De Arbowet verplicht werkgevers beleid te voeren tegen psychosociale arbeidsbelasting waaronder ongewenste omgangsvormen (artikel 3, lid 2). Dit betreft discriminatie, seksuele intimidatie, agressie & geweld en pesten (artikel 1, lid 3 onder e).
Indien medewerkers blootgesteld worden aan psychosociale arbeidsbelasting (PSA), moeten de risico’s van PSA opgenomen worden in de risico-inventarisatie en -evaluatie (RI&E) van de organisatie. Een werkgever dient dus onderzoek te doen naar eventuele risico’s ten aanzien van PSA. Enkel als blijkt dat deze risico’s aanwezig (kunnen) zijn dient de werkgever in het kader van de RI&E aanvullende maatregelen te nemen, bijvoorbeeld door het aanstellen van een vertrouwenspersoon.
Kent u het verschil tussen de Vertrouwenspersoong Ongewenste Omgangsvormen (VOO) en de Vertrouwenspersoon Intergriteit (VPI)? We hebben het voor u naast elkaar gelegd.
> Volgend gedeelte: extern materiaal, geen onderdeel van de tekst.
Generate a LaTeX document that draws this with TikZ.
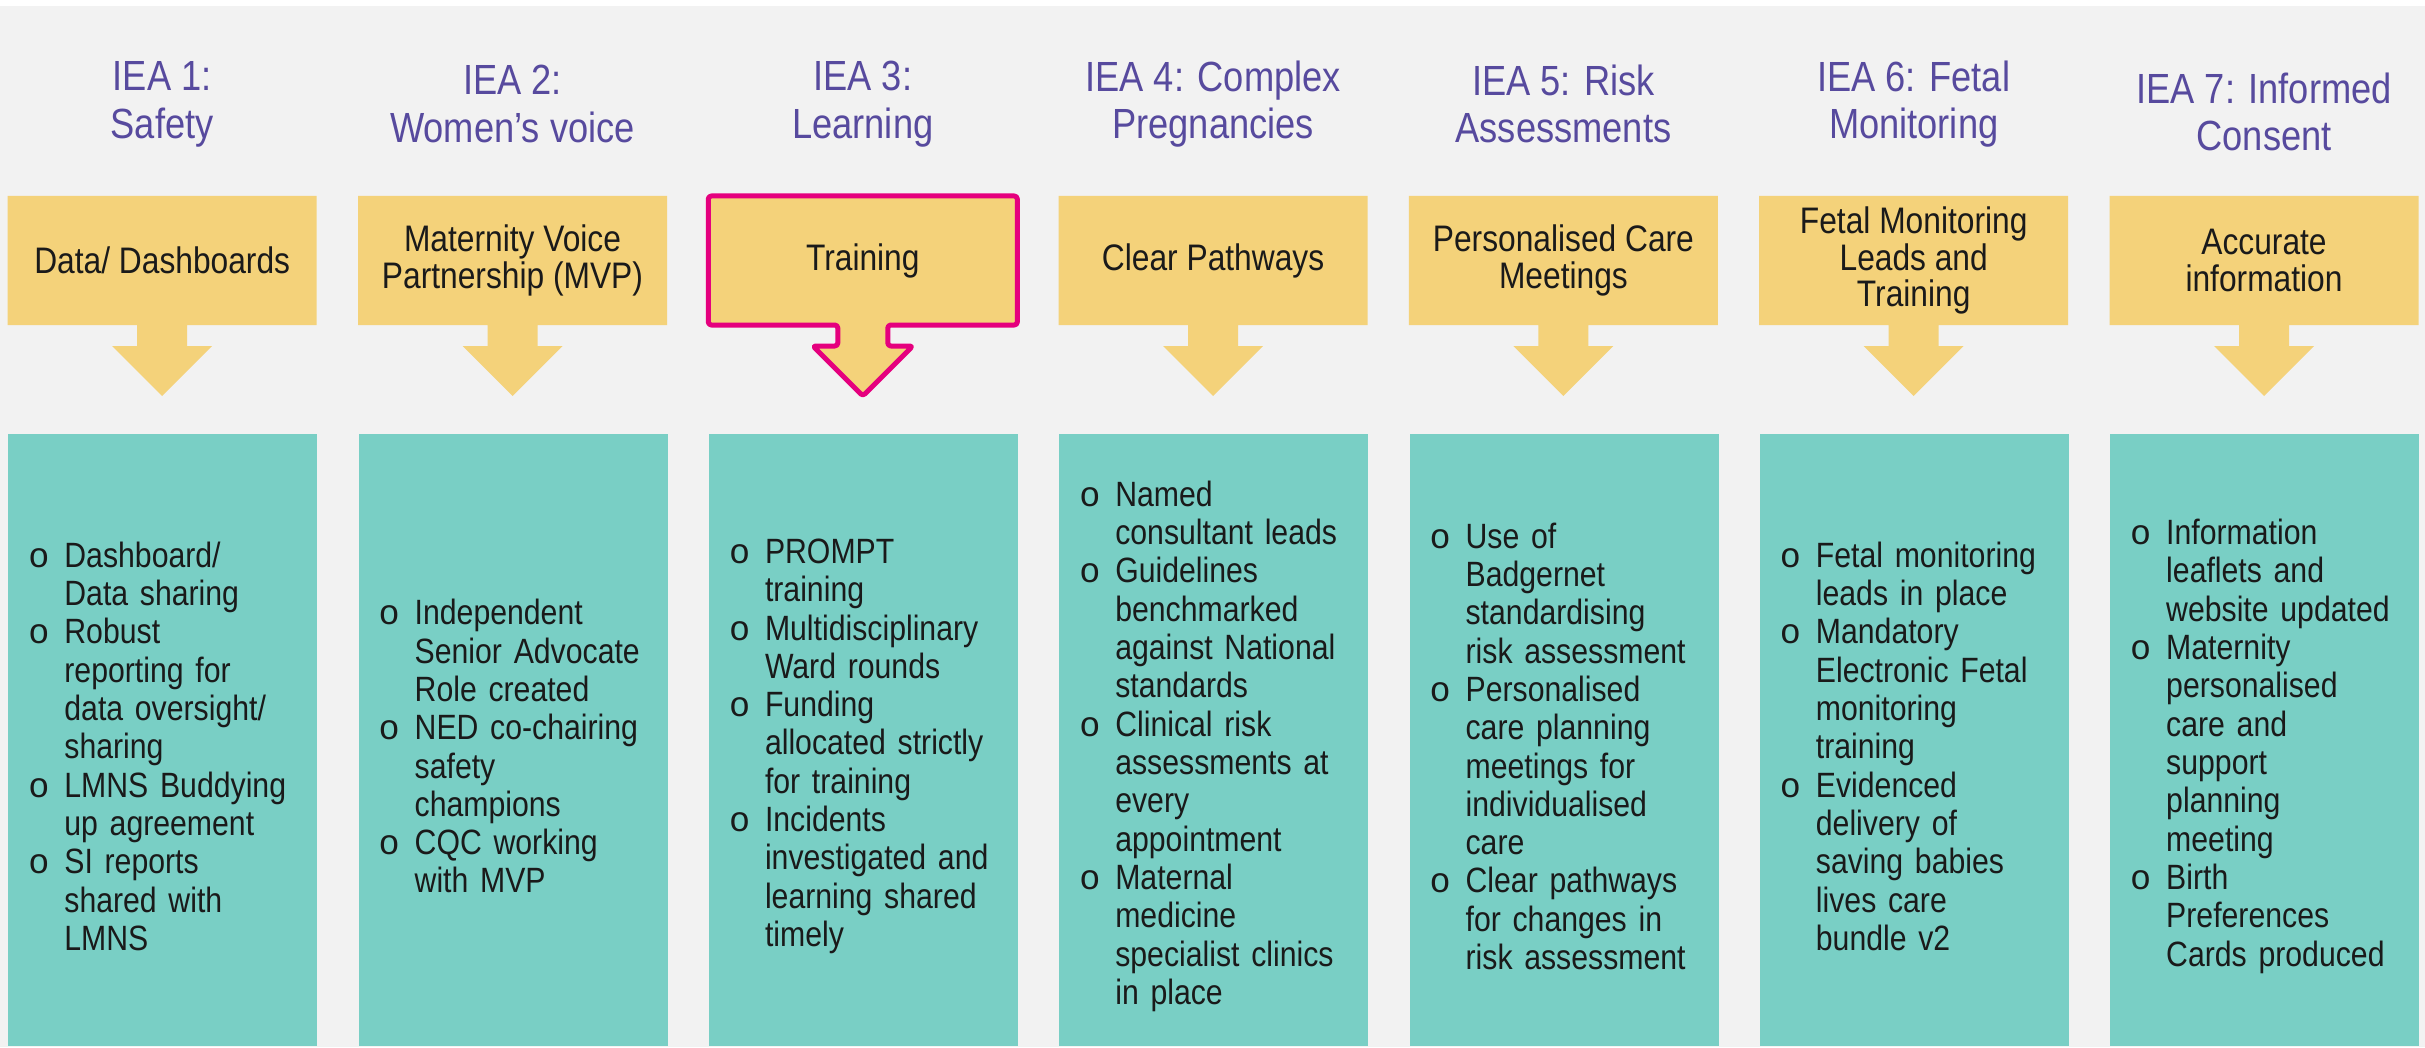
\documentclass[tikz,border=0pt]{standalone}
\usepackage{fontspec}
\setmainfont{Liberation Sans}[FakeStretch=0.86]
\newfontfamily\bulletfont{Liberation Mono}

\definecolor{bggray}{HTML}{F2F2F2}
\definecolor{ieapurple}{HTML}{574A9E}
\definecolor{boxyellow}{HTML}{F4D27A}
\definecolor{listteal}{HTML}{79CFC5}
\definecolor{trainpink}{HTML}{E5007E}
\definecolor{inkblack}{HTML}{1A1A1A}

% bullet lists with a hanging "o"
\newlength\ind
\setlength\ind{0.36cm}
\newcommand\itm[1]{\noindent\hangindent=\ind\hangafter=1%
  \makebox[\ind][l]{\bulletfont o}{\let\\\newline#1}\par}

% yellow box with a down arrow, #2 = centre x
\newcommand\callout[2][]{%
  \path[fill=boxyellow,#1] (#2-1.545,8.51) -- (#2+1.545,8.51) -- (#2+1.545,7.22)
    -- (#2+.25,7.22) -- (#2+.25,7.01) -- (#2+.5,7.01) -- (#2,6.51)
    -- (#2-.5,7.01) -- (#2-.25,7.01) -- (#2-.25,7.22) -- (#2-1.545,7.22) -- cycle;}

\begin{document}
\begin{tikzpicture}[x=1cm,y=1cm,
  title/.style={text=ieapurple,font=\fontsize{12}{13.6}\selectfont,align=center},
  boxtext/.style={text=inkblack,font=\fontsize{10.5}{10.5}\selectfont,align=center,
    minimum width=3.09cm,minimum height=1.29cm,inner sep=0pt},
  listbox/.style={fill=listteal,minimum width=3.09cm,minimum height=6.12cm,
    inner sep=0pt,anchor=south west},
  list/.style={text=inkblack,font=\fontsize{10}{10.9}\selectfont,text width=2.85cm,
    inner sep=0pt,anchor=west}]

\fill[white] (0,0) rectangle (24.25,10.47);
\fill[bggray] (0,0) rectangle (24.25,10.41);

\foreach \i in {0,1,3,4,5,6} \callout{1.622+\i*3.503};
\callout[draw=trainpink,line width=.05cm,rounded corners=.03cm,line join=round]{1.622+2*3.503}

% IEA 1
\node[title] (title1) at (1.622,9.43) {IEA 1:\\Safety};
\node[boxtext] (box1) at (1.622,7.865) {Data/ Dashboards};
\node[listbox] (col1) at (0.077,0) {};
\node[list] (items1) at ([xshift=.2cm,yshift=-.06cm]col1.west) {%
  \itm{Dashboard/\\Data sharing}
  \itm{Robust\\reporting for\\data oversight/\\sharing}
  \itm{LMNS Buddying\\up agreement}
  \itm{SI reports\\shared with\\LMNS}};

% IEA 2
\node[title] (title2) at (5.125,9.43) {IEA 2:\\Women’s voice};
\node[boxtext] (box2) at (5.125,7.865) {Maternity Voice\\Partnership (MVP)};
\node[listbox] (col2) at (3.580,0) {};
\node[list] (items2) at ([xshift=.2cm,yshift=-.06cm]col2.west) {%
  \itm{Independent\\Senior Advocate\\Role created}
  \itm{NED co-chairing\\safety\\champions}
  \itm{CQC working\\with MVP}};

% IEA 3
\node[title] (title3) at (8.628,9.43) {IEA 3:\\Learning};
\node[boxtext] (box3) at (8.628,7.865) {Training};
\node[listbox] (col3) at (7.083,0) {};
\node[list] (items3) at ([xshift=.2cm,yshift=-.06cm]col3.west) {%
  \itm{PROMPT\\training}
  \itm{Multidisciplinary\\Ward rounds}
  \itm{Funding\\allocated strictly\\for training}
  \itm{Incidents\\investigated and\\learning shared\\timely}};

% IEA 4
\node[title] (title4) at (12.131,9.43) {IEA 4: Complex\\Pregnancies};
\node[boxtext] (box4) at (12.131,7.865) {Clear Pathways};
\node[listbox] (col4) at (10.586,0) {};
\node[list] (items4) at ([xshift=.2cm,yshift=-.06cm]col4.west) {%
  \itm{Named\\consultant leads}
  \itm{Guidelines\\benchmarked\\against National\\standards}
  \itm{Clinical risk\\assessments at\\every\\appointment}
  \itm{Maternal\\medicine\\specialist clinics\\in place}};

% IEA 5
\node[title] (title5) at (15.634,9.43) {IEA 5: Risk\\Assessments};
\node[boxtext] (box5) at (15.634,7.865) {Personalised Care\\Meetings};
\node[listbox] (col5) at (14.089,0) {};
\node[list] (items5) at ([xshift=.2cm,yshift=-.06cm]col5.west) {%
  \itm{Use of\\Badgernet\\standardising\\risk assessment}
  \itm{Personalised\\care planning\\meetings for\\individualised\\care}
  \itm{Clear pathways\\for changes in\\risk assessment}};

% IEA 6
\node[title] (title6) at (19.137,9.43) {IEA 6: Fetal\\Monitoring};
\node[boxtext] (box6) at (19.137,7.865) {Fetal Monitoring\\Leads and\\Training};
\node[listbox] (col6) at (17.592,0) {};
\node[list] (items6) at ([xshift=.2cm,yshift=-.06cm]col6.west) {%
  \itm{Fetal monitoring\\leads in place}
  \itm{Mandatory\\Electronic Fetal\\monitoring\\training}
  \itm{Evidenced\\delivery of\\saving babies\\lives care\\bundle v2}};

% IEA 7
\node[title] (title7) at (22.640,9.35) {IEA 7: Informed\\Consent};
\node[boxtext] (box7) at (22.640,7.865) {Accurate\\information};
\node[listbox] (col7) at (21.095,0) {};
\node[list] (items7) at ([xshift=.2cm,yshift=-.06cm]col7.west) {%
  \itm{Information\\leaflets and\\website updated}
  \itm{Maternity\\personalised\\care and\\support\\planning\\meeting}
  \itm{Birth\\Preferences\\Cards produced}};
\end{tikzpicture}
\end{document}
Wegwijzer Vertrouwenspersoon Ongewenste Omgangsvormen
TNO heeft de nieuwe wegwijzer Vertrouwenspersoon Ongewenste Omgangsvormen gepubliceerd. Deze wegwijzer bevat informatie over de wettelijke kaders, de taken en verantwoordelijkheden, het profiel, competenties en de positionering van de vertrouwenspersoon.
Het doel van de Wegwijzer Vertrouwenspersoon Ongewenste Omgangsvormen is om een positieve bijdrage te leveren aan het creëren van een veilige werkomgeving. Iedereen moet zich namelijk veilig kunnen voelen op het werk.
Psychosociale arbeidsbelasting kan grote gevolgen hebben voor zowel de persoon zelf, als de organisatie. Een organisatie valt of staat met het welzijn van de medewerkers. Dit maakt dat dit onderwerp zeker thuis hoort op de agenda van de Veiligheidskundige en Arbeidshygiënist.